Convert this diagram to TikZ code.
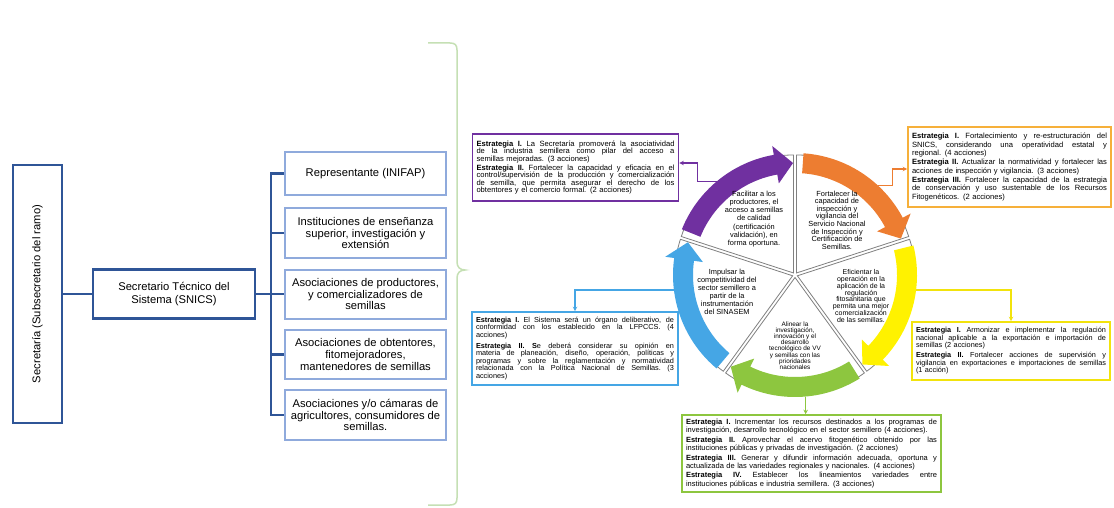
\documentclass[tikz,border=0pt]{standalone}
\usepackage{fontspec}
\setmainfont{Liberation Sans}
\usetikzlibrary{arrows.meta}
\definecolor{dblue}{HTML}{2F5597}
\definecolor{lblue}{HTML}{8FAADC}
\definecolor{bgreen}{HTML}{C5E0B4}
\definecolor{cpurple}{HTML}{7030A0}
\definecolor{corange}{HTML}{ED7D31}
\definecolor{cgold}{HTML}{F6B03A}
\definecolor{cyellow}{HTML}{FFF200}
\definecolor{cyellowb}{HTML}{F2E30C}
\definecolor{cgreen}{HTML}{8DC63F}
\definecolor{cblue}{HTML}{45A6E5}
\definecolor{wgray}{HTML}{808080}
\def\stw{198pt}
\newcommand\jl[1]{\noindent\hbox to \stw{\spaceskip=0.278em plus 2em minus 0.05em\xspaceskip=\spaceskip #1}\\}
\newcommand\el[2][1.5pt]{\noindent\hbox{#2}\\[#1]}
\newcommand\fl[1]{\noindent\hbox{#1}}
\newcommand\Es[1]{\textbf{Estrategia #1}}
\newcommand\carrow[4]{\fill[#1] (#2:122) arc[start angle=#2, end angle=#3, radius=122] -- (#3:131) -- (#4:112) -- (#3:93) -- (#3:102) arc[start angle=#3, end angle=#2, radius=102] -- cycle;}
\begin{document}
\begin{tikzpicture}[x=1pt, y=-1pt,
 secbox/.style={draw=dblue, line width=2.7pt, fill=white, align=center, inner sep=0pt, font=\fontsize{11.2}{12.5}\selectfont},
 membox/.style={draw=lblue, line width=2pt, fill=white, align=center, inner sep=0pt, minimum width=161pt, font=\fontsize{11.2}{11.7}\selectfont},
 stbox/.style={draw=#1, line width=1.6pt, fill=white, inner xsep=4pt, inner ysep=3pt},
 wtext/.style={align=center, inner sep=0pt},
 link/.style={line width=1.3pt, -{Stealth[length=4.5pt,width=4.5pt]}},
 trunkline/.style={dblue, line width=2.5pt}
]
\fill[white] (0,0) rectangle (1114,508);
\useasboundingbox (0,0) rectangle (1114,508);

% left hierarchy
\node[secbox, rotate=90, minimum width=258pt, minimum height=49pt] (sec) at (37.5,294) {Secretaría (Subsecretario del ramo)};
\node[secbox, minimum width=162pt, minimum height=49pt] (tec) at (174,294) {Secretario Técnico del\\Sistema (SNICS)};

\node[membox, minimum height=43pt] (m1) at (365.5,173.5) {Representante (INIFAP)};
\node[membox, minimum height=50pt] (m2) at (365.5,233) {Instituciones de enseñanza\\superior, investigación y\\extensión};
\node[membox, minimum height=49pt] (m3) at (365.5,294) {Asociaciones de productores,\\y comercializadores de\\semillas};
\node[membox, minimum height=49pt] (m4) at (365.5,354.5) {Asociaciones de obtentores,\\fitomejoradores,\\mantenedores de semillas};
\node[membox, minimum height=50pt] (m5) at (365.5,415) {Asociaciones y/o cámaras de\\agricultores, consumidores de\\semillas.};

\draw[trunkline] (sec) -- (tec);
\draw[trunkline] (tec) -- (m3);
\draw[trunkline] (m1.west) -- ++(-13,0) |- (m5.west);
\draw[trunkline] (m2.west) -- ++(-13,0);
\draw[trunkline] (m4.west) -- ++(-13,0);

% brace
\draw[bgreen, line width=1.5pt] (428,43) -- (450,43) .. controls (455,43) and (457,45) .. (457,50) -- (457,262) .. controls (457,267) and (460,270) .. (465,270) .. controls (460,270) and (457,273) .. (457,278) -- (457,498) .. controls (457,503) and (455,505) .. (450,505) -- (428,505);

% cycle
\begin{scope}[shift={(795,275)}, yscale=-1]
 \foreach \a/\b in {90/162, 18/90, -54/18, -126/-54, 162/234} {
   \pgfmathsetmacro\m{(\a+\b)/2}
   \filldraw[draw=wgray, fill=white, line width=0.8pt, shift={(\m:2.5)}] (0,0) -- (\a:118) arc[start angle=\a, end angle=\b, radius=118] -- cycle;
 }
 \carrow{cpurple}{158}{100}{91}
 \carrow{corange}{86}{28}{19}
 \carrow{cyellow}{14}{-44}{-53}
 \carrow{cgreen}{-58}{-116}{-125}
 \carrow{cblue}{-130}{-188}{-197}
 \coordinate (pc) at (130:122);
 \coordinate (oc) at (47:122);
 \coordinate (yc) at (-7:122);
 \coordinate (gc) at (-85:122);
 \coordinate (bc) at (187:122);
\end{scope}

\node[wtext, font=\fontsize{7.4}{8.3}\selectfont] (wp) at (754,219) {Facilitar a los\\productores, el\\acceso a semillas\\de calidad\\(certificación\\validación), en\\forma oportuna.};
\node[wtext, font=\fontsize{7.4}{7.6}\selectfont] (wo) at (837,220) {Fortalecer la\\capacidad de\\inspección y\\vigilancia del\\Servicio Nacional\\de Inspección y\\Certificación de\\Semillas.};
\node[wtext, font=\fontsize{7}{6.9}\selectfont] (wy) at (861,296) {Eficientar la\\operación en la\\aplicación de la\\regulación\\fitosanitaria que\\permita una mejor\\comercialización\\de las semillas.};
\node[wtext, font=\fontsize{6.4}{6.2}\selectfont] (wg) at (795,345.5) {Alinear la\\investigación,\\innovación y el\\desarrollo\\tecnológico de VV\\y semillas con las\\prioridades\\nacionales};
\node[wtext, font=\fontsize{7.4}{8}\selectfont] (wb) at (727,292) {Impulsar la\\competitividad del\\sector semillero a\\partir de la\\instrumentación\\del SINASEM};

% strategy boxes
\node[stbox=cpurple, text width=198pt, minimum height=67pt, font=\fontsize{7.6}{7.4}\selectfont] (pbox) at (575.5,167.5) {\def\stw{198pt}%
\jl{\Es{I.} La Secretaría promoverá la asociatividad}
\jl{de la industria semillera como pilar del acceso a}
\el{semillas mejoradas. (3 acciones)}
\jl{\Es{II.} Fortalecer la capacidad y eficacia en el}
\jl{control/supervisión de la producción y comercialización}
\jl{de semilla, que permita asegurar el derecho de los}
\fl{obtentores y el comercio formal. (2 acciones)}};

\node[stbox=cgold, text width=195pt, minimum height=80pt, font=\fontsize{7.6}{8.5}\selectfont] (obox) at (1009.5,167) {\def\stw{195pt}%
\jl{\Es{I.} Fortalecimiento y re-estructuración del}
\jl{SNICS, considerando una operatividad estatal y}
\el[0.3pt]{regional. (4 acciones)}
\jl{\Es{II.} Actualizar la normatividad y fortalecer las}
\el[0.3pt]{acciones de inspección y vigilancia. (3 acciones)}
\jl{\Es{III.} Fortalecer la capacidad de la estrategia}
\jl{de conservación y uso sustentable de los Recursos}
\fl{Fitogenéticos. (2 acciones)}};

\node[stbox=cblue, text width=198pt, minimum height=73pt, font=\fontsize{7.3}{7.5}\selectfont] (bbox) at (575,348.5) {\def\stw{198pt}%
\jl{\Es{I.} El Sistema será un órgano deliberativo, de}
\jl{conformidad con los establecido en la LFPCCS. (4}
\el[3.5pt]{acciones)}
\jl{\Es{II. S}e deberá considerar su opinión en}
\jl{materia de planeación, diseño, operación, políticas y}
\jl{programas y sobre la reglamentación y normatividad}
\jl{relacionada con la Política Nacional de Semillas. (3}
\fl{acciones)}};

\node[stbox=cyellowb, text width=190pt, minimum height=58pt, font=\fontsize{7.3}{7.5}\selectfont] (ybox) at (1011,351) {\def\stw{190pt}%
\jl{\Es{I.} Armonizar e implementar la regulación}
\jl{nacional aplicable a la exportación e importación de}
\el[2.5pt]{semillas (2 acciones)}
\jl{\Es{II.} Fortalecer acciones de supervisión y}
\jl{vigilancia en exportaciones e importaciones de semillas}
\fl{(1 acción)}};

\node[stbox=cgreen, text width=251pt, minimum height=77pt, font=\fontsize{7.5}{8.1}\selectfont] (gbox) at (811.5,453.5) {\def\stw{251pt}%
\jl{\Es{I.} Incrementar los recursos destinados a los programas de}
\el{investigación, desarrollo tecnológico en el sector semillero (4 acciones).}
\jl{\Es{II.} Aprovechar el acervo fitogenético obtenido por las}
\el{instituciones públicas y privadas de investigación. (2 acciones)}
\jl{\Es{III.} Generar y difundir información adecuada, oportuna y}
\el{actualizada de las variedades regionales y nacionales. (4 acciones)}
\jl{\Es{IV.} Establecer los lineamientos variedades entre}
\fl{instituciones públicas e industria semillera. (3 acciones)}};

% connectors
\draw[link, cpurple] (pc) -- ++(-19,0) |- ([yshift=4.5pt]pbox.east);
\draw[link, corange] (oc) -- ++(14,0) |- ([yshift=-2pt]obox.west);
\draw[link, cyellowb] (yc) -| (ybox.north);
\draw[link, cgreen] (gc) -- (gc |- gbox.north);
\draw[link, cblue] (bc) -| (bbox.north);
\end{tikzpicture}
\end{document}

----------------

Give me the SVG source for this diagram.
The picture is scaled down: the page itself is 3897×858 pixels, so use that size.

----------------

* **SHORT TASK**
Skip all pictures. Retype exactly the span whose first line is the one with "Convert this diagram to TikZ code." and whose last line is the one with "minimum width=162pt, minimum".

* **ANSWER FOR THIS EXERCISE**
Convert this diagram to TikZ code.
\documentclass[tikz,border=0pt]{standalone}
\usepackage{fontspec}
\setmainfont{Liberation Sans}
\usetikzlibrary{arrows.meta}
\definecolor{dblue}{HTML}{2F5597}
\definecolor{lblue}{HTML}{8FAADC}
\definecolor{bgreen}{HTML}{C5E0B4}
\definecolor{cpurple}{HTML}{7030A0}
\definecolor{corange}{HTML}{ED7D31}
\definecolor{cgold}{HTML}{F6B03A}
\definecolor{cyellow}{HTML}{FFF200}
\definecolor{cyellowb}{HTML}{F2E30C}
\definecolor{cgreen}{HTML}{8DC63F}
\definecolor{cblue}{HTML}{45A6E5}
\definecolor{wgray}{HTML}{808080}
\def\stw{198pt}
\newcommand\jl[1]{\noindent\hbox to \stw{\spaceskip=0.278em plus 2em minus 0.05em\xspaceskip=\spaceskip #1}\\}
\newcommand\el[2][1.5pt]{\noindent\hbox{#2}\\[#1]}
\newcommand\fl[1]{\noindent\hbox{#1}}
\newcommand\Es[1]{\textbf{Estrategia #1}}
\newcommand\carrow[4]{\fill[#1] (#2:122) arc[start angle=#2, end angle=#3, radius=122] -- (#3:131) -- (#4:112) -- (#3:93) -- (#3:102) arc[start angle=#3, end angle=#2, radius=102] -- cycle;}
\begin{document}
\begin{tikzpicture}[x=1pt, y=-1pt,
 secbox/.style={draw=dblue, line width=2.7pt, fill=white, align=center, inner sep=0pt, font=\fontsize{11.2}{12.5}\selectfont},
 membox/.style={draw=lblue, line width=2pt, fill=white, align=center, inner sep=0pt, minimum width=161pt, font=\fontsize{11.2}{11.7}\selectfont},
 stbox/.style={draw=#1, line width=1.6pt, fill=white, inner xsep=4pt, inner ysep=3pt},
 wtext/.style={align=center, inner sep=0pt},
 link/.style={line width=1.3pt, -{Stealth[length=4.5pt,width=4.5pt]}},
 trunkline/.style={dblue, line width=2.5pt}
]
\fill[white] (0,0) rectangle (1114,508);
\useasboundingbox (0,0) rectangle (1114,508);

% left hierarchy
\node[secbox, rotate=90, minimum width=258pt, minimum height=49pt] (sec) at (37.5,294) {Secretaría (Subsecretario del ramo)};
\node[secbox, minimum width=162pt, minimum height=49pt] (tec) at (174,294) {Secretario Técnico del\\Sistema (SNICS)};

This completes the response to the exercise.